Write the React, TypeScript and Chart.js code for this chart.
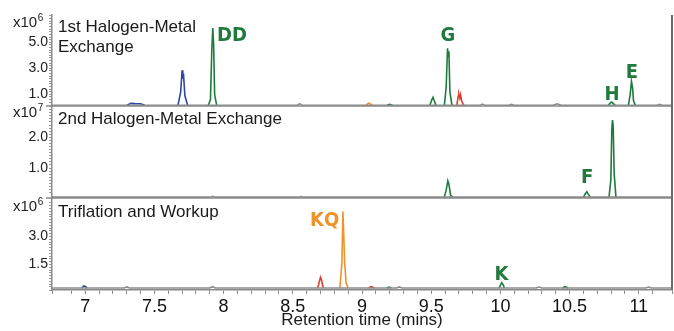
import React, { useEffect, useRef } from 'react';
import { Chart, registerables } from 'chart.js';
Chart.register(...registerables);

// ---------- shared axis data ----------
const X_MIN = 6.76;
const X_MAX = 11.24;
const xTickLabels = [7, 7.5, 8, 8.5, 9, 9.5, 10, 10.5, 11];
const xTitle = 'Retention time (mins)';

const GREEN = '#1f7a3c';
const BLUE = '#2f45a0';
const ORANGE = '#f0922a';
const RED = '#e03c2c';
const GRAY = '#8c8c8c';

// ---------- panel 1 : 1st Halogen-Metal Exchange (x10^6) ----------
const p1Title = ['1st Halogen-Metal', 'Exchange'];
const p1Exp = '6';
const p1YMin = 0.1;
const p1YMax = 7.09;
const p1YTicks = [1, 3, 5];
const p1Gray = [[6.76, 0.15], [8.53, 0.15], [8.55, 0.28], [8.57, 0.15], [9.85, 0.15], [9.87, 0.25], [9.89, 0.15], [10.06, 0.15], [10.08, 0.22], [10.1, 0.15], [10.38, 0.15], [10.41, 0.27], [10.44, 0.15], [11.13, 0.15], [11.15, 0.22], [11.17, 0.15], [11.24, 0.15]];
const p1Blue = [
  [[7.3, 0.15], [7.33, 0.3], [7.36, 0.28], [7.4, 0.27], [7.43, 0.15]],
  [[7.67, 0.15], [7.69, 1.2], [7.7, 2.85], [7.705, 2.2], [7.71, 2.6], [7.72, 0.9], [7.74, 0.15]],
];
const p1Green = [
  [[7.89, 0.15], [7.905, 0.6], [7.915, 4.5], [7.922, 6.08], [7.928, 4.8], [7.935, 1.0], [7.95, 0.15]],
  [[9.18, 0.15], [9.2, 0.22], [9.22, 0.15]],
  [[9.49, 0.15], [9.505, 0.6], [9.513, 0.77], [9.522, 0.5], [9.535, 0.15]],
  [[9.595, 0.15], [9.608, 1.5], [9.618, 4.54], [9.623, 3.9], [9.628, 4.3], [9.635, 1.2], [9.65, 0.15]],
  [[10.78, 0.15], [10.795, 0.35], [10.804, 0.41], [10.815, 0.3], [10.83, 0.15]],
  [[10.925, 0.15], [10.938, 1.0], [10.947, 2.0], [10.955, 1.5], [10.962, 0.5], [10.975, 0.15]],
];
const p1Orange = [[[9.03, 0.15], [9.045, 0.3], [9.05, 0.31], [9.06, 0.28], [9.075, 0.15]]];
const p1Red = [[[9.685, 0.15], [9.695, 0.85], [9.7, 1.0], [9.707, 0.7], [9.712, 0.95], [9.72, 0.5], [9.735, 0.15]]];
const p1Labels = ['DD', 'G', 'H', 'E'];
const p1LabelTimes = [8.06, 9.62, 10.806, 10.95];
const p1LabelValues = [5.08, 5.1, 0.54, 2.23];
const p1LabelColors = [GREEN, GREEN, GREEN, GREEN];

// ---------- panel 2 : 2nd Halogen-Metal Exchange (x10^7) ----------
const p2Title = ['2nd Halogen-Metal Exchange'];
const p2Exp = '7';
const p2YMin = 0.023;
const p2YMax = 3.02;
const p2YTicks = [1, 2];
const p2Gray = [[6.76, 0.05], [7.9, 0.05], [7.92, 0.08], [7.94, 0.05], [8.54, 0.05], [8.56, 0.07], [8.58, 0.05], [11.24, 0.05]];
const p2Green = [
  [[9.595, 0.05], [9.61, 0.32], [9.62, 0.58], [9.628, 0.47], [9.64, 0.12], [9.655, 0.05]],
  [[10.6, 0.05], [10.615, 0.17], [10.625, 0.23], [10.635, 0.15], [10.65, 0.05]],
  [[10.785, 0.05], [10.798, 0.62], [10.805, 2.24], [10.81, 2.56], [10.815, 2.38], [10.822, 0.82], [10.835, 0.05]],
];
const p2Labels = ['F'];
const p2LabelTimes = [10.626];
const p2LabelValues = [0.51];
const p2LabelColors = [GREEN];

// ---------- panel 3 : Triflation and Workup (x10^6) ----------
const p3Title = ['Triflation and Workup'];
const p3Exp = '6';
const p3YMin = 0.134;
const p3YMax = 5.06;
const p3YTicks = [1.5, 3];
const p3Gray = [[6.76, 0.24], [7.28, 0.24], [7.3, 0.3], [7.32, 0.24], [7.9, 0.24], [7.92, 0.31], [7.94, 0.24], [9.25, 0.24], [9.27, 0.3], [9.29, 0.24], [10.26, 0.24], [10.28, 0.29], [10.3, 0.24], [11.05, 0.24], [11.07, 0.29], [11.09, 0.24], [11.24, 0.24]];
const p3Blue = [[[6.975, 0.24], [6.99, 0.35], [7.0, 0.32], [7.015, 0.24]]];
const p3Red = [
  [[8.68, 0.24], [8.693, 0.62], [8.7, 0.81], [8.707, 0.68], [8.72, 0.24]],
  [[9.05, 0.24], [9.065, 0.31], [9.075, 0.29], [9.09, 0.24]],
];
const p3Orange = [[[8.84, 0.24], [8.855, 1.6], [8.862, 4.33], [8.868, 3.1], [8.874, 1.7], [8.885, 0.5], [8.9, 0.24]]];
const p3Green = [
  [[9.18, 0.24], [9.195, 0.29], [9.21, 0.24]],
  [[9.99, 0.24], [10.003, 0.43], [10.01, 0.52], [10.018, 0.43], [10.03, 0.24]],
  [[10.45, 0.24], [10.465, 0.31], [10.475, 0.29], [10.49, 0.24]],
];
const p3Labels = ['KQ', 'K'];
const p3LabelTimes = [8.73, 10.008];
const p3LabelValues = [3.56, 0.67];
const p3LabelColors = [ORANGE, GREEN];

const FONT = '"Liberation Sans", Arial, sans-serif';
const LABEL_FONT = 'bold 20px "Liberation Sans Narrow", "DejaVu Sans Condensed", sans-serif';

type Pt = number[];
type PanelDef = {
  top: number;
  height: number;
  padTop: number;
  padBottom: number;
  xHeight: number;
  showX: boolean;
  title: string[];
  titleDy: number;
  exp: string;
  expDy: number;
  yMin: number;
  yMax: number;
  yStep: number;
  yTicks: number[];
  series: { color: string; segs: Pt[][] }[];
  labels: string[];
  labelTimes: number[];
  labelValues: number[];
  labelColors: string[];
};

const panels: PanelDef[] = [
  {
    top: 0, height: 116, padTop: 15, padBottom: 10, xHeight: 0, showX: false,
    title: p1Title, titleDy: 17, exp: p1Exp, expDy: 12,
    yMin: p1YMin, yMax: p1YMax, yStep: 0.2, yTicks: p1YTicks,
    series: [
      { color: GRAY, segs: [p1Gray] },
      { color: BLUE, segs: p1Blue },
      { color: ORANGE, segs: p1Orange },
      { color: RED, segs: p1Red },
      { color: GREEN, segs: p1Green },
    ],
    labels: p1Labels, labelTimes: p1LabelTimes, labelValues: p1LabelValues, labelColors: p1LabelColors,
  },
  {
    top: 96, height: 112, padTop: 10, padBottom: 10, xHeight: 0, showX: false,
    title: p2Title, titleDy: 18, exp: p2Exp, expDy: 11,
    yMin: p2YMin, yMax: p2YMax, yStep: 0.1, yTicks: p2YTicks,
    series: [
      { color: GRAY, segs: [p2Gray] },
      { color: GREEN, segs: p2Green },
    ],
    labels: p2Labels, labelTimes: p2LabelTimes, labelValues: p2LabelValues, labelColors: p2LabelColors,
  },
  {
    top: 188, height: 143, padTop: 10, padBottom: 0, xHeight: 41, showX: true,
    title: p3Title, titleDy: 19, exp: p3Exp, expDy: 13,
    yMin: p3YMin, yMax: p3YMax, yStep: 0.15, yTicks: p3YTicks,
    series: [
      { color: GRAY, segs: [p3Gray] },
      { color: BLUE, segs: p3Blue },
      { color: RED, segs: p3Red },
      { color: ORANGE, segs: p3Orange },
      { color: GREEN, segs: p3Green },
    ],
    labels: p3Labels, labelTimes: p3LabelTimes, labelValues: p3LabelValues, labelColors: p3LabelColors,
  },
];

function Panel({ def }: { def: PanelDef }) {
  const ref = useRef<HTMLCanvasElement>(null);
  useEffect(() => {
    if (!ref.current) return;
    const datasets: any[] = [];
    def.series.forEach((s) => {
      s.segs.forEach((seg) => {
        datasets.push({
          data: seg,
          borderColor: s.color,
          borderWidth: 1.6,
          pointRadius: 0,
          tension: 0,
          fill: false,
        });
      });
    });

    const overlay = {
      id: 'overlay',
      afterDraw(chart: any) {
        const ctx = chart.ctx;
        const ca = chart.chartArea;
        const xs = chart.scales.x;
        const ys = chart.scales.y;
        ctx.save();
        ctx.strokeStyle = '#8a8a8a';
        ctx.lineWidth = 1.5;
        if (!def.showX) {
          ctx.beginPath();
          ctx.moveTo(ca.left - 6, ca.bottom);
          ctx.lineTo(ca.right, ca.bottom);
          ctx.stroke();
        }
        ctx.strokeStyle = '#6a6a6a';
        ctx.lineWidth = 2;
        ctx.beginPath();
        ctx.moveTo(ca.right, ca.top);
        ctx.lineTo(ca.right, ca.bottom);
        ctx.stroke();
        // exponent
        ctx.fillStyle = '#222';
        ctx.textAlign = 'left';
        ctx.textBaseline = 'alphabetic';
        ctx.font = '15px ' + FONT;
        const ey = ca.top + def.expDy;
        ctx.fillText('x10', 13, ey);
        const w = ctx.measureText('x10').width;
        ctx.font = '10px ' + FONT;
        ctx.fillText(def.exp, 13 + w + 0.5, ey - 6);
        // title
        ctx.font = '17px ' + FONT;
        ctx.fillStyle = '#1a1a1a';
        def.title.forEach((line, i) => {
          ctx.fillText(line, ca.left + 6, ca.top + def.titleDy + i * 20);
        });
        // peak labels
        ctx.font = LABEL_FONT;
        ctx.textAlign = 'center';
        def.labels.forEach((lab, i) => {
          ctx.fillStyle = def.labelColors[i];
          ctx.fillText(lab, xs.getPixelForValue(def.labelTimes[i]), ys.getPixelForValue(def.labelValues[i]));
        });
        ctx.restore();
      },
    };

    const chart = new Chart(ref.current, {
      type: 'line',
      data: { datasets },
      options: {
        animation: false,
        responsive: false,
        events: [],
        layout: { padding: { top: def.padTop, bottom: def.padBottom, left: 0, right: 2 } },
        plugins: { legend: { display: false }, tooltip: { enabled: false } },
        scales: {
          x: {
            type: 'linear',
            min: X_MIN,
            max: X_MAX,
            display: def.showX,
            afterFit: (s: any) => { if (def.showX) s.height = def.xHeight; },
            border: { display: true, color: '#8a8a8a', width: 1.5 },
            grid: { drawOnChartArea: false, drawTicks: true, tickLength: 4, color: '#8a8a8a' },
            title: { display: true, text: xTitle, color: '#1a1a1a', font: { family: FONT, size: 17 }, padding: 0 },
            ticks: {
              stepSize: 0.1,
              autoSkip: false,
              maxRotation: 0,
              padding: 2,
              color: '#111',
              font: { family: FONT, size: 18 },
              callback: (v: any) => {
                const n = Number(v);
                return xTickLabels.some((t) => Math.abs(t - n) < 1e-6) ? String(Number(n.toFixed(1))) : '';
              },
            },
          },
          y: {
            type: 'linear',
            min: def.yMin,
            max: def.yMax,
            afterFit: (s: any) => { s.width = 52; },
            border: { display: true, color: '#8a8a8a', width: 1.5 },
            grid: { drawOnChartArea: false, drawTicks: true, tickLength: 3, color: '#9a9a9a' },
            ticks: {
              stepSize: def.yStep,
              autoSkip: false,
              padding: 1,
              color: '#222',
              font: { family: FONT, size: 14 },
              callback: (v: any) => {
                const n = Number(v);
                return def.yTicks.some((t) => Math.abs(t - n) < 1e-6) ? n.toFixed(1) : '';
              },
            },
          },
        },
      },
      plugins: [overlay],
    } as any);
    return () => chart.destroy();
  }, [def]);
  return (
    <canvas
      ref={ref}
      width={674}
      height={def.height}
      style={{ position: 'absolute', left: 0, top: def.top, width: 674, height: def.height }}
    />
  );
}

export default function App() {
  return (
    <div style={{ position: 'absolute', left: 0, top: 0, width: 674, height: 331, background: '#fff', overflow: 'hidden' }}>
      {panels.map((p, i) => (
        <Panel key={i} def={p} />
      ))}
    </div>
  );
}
——————
## SHORT EXERCISE
Reproduce the material above from its first line through the line containing "Chart.register(...registerables);", both ends included, and skip every picture.

## SOLUTION TO THE PROBLEM
Write the React, TypeScript and Chart.js code for this chart.
import React, { useEffect, useRef } from 'react';
import { Chart, registerables } from 'chart.js';
Chart.register(...registerables);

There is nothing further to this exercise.